The docket lists many appeals from state courts and federal circuits involving death sentences, followed by the single word: "Certiorari denied." That means the Supreme Court was asked to review these cases but, in the action reported here, chose not to take them up. The underlying disputes concern people sentenced to death and the laws and procedures that produced those sentences.

Reasoning

The text provided shows the Court declined to review the appeals; no majority opinion or reasoning is included here. Two Justices—Justice Brennan and Justice Marshall—filed a dissent. They repeat their longstanding view that the death penalty is always "cruel and unusual punishment" forbidden by the Constitution and say they would have granted review and vacated the death sentences.

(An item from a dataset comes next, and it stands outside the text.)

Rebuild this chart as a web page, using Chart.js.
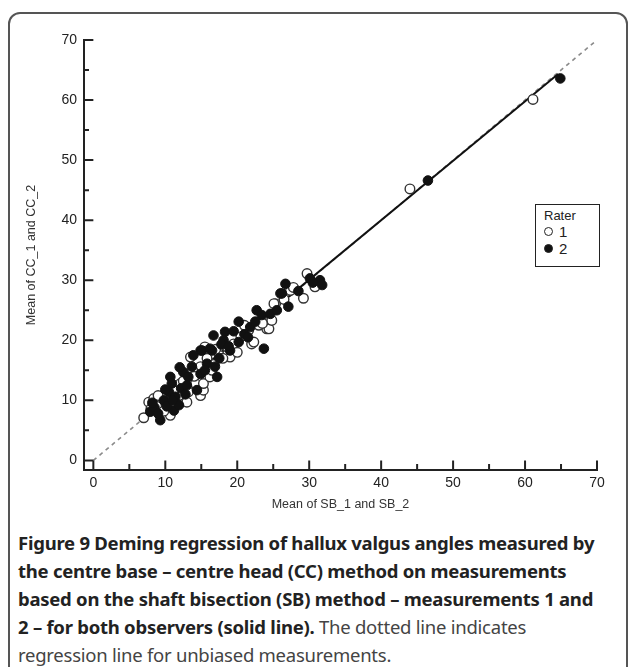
<!DOCTYPE html>
<html>
<head>
<meta charset="utf-8">
<script src="https://cdn.jsdelivr.net/npm/chart.js@4.4.1/dist/chart.umd.min.js"></script>
<style>
    body { margin: 0; background: #fff; width: 629px; height: 667px; overflow: hidden; position: relative; }
    #frame { position: absolute; left: 8px; top: 12px; width: 620px; height: 700px; border: 2px solid #555; border-radius: 12px; box-sizing: border-box; }
    #chart { position: absolute; left: 0; top: 0; }
    #legend { position: absolute; left: 535px; top: 204px; width: 65px; height: 63px; border: 1.5px solid #222; box-sizing: border-box; background: #fff;
              font-family: "Liberation Sans", Arial, sans-serif; color: #222; font-size: 13px; padding: 3px 0 0 8px; }
    #legend .row { height: 17px; line-height: 17px; font-size: 15px; }
    #legend .dot { display: inline-block; width: 7px; height: 7px; border-radius: 50%; border: 1.3px solid #222; margin-right: 6px; vertical-align: 1px; }
    #caption { position: absolute; left: 18px; top: 529px; font-family: "Noto Sans", "Open Sans", sans-serif; font-size: 18.5px; line-height: 28px; color: #444; letter-spacing: -0.25px; white-space: nowrap; }
    #caption b { color: #222; }
</style>
</head>
<body>
<div id="frame"></div>
<canvas id="chart" width="629" height="520"></canvas>
<div id="legend">
    <div>Rater</div>
    <div class="row"><span class="dot" style="background:#fff"></span>1</div>
    <div class="row"><span class="dot" style="background:#111"></span>2</div>
</div>
<div id="caption">
    <b>Figure 9 Deming regression of hallux valgus angles measured by</b><br>
    <b>the centre base – centre head (CC) method on measurements</b><br>
    <b>based on the shaft bisection (SB) method – measurements 1 and</b><br>
    <b>2 – for both observers (solid line).</b> The dotted line indicates<br>
    regression line for unbiased measurements.
</div>
<script>
// Rater 1 (open circles): mean of SB_1/SB_2 vs mean of CC_1/CC_2
const rater1X = [7.0, 7.7, 8.4, 9.5, 8.8, 10.7, 11.9, 12.1, 13.0, 13.2, 13.5, 14.2, 14.9, 15.3, 15.3, 14.9, 15.8, 15.5, 16.2, 18.6,
                 19.5, 19.0, 17.5, 21.6, 22.0, 24.1, 24.6, 25.3, 24.4, 22.3, 24.8, 25.1, 27.4, 29.7, 30.8, 29.2, 10.0, 12.5, 16.8, 20.5,
                 26.5, 11.2, 13.8, 18.0, 9.0, 23.0, 8.0, 9.8, 11.5, 14.0, 17.0, 20.0, 21.0, 23.5, 27.8, 16.5, 44.0, 61.1];
const rater1Y = [7.1, 9.7, 10.3, 10.0, 9.0, 7.5, 10.8, 12.8, 9.7, 11.4, 17.2, 12.8, 10.8, 11.7, 12.8, 15.6, 17.0, 18.9, 13.9, 18.9,
                 19.4, 17.2, 17.5, 21.7, 19.4, 21.9, 23.3, 26.1, 21.9, 19.7, 23.3, 26.1, 28.3, 31.1, 28.9, 27.0, 11.2, 13.2, 16.0, 20.6,
                 26.8, 11.6, 15.0, 17.0, 10.8, 22.5, 8.6, 8.2, 9.5, 14.0, 18.5, 18.0, 22.5, 22.8, 28.8, 15.0, 45.2, 60.1];

// Rater 2 (filled circles)
const rater2X = [9.3, 7.9, 10.7, 10.9, 10.5, 11.4, 11.2, 11.9, 12.5, 13.2, 13.7, 13.9, 14.4, 14.9, 15.8, 14.9, 16.5, 16.7, 17.2, 16.9,
                 20.2, 18.3, 18.1, 19.0, 20.2, 21.8, 22.7, 22.5, 23.7, 23.4, 24.6, 26.0, 26.7, 26.2, 30.1, 31.5, 31.8, 27.1, 15.1, 16.2,
                 8.5, 9.8, 10.2, 12.2, 12.8, 19.5, 21.0, 17.8, 8.2, 9.0, 10.0, 11.0, 12.0, 13.0, 15.5, 17.5, 18.8, 21.5, 25.5, 28.5,
                 30.5, 46.5, 64.9];
const rater2Y = [6.7, 8.1, 13.9, 12.8, 11.4, 10.6, 8.3, 9.2, 14.7, 13.9, 15.6, 17.5, 11.7, 14.4, 16.1, 18.3, 18.3, 20.8, 13.9, 15.6,
                 23.1, 21.4, 20.0, 18.3, 19.7, 22.2, 25.0, 23.1, 18.6, 24.2, 24.4, 27.8, 29.4, 27.8, 30.3, 30.0, 29.2, 25.6, 18.3, 18.6,
                 8.8, 10.0, 9.0, 12.0, 11.0, 21.5, 21.0, 19.3, 9.6, 7.8, 11.8, 10.0, 15.5, 12.5, 15.0, 17.0, 19.0, 20.5, 25.0, 28.2,
                 29.6, 46.6, 63.6];

// Deming regression line (solid) and line of identity (dotted)
const fitX = [7.0, 64.6];
const fitY = [7.33, 64.35];
const identityX = [0, 70];
const identityY = [0, 70];

// Axis ticks
const majorTicks = [0, 10, 20, 30, 40, 50, 60, 70];
const minorTicks = [5, 15, 25, 35, 45, 55, 65];

const xTitle = 'Mean of SB_1 and SB_2';
const yTitle = 'Mean of CC_1 and CC_2';

function toPoints(xs, ys) {
    return xs.map((x, i) => ({ x: x, y: ys[i] }));
}

// Offset axes with inward ticks, as in the original figure
const offsetAxes = {
    id: 'offsetAxes',
    afterDraw(chart) {
        const { ctx, chartArea, scales } = chart;
        const xs = scales.x, ys = scales.y;
        const left = chartArea.left, bottom = chartArea.bottom;
        ctx.save();
        ctx.strokeStyle = '#222';
        ctx.lineWidth = 2;
        ctx.lineCap = 'butt';
        ctx.beginPath();
        ctx.moveTo(left, ys.getPixelForValue(70) - 1);
        ctx.lineTo(left, bottom);
        ctx.lineTo(xs.getPixelForValue(70) + 1, bottom);
        ctx.stroke();

        ctx.beginPath();
        majorTicks.forEach(v => {
            const px = xs.getPixelForValue(v);
            ctx.moveTo(px, bottom);
            ctx.lineTo(px, ys.getPixelForValue(0));
            const py = ys.getPixelForValue(v);
            ctx.moveTo(left, py);
            ctx.lineTo(xs.getPixelForValue(0), py);
        });
        minorTicks.forEach(v => {
            const px = xs.getPixelForValue(v);
            ctx.moveTo(px, bottom);
            ctx.lineTo(px, bottom - 6);
            const py = ys.getPixelForValue(v);
            ctx.moveTo(left, py);
            ctx.lineTo(left + 5, py);
        });
        ctx.stroke();
        ctx.restore();
    }
};

const tickFont = { family: '"Liberation Sans", Arial, sans-serif', size: 14 };
const titleFont = { family: '"Liberation Sans", Arial, sans-serif', size: 12.5 };

new Chart(document.getElementById('chart'), {
    type: 'scatter',
    data: {
        datasets: [
            {
                label: 'Unbiased',
                type: 'line',
                data: toPoints(identityX, identityY),
                borderColor: '#8a8a8a',
                borderWidth: 1.6,
                borderDash: [4, 4],
                pointRadius: 0,
                fill: false,
                order: 4
            },
            {
                label: 'Deming',
                type: 'line',
                data: toPoints(fitX, fitY),
                borderColor: '#111',
                borderWidth: 2,
                pointRadius: 0,
                fill: false,
                order: 3
            },
            {
                label: '1',
                data: toPoints(rater1X, rater1Y),
                pointRadius: 4.8,
                backgroundColor: '#fff',
                borderColor: '#333',
                borderWidth: 1.4,
                order: 2
            },
            {
                label: '2',
                data: toPoints(rater2X, rater2Y),
                pointRadius: 4.8,
                backgroundColor: '#111',
                borderColor: '#111',
                borderWidth: 1,
                order: 1
            }
        ]
    },
    options: {
        responsive: false,
        animation: false,
        devicePixelRatio: 1,
        layout: { padding: { left: 0, top: 40, right: 32, bottom: 0 } },
        plugins: {
            legend: { display: false },
            tooltip: { enabled: false }
        },
        scales: {
            x: {
                type: 'linear',
                min: -1.3,
                max: 70,
                grid: { display: false, drawTicks: false },
                border: { display: false },
                afterBuildTicks: (scale) => { scale.ticks = majorTicks.map(v => ({ value: v })); },
                afterFit: (scale) => { scale.height = 50; },
                ticks: { color: '#222', font: tickFont, padding: 5, maxRotation: 0 },
                title: { display: true, text: xTitle, color: '#333', font: titleFont, padding: { top: 0, bottom: 8 } }
            },
            y: {
                type: 'linear',
                min: -1.6,
                max: 70,
                grid: { display: false, drawTicks: false },
                border: { display: false },
                afterBuildTicks: (scale) => { scale.ticks = majorTicks.map(v => ({ value: v })); },
                afterFit: (scale) => { scale.width = 84; },
                ticks: { color: '#222', font: tickFont, padding: 7 },
                title: { display: true, text: yTitle, color: '#333', font: titleFont, padding: { top: 24, bottom: 0 } }
            }
        }
    },
    plugins: [offsetAxes]
});
</script>
</body>
</html>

Because the Court denied review, the decisions of the lower courts remain in effect as reflected in this entry.

Real world impact

As reported here, the immediate effect is to leave the state-court death sentences intact. People on death row in these cases remain subject to those lower-court outcomes unless different relief is obtained elsewhere. This entry records only the denial of review; it does not resolve the larger constitutional question whether the death penalty is always unlawful on the merits.

Dissents or concurrances

Justice Brennan and Justice Marshall dissented. They stated they would have granted review and vacated the death sentences, reiterating their position that capital punishment is categorically unconstitutional under the Eighth and Fourteenth Amendments and citing earlier decisions in support of that view.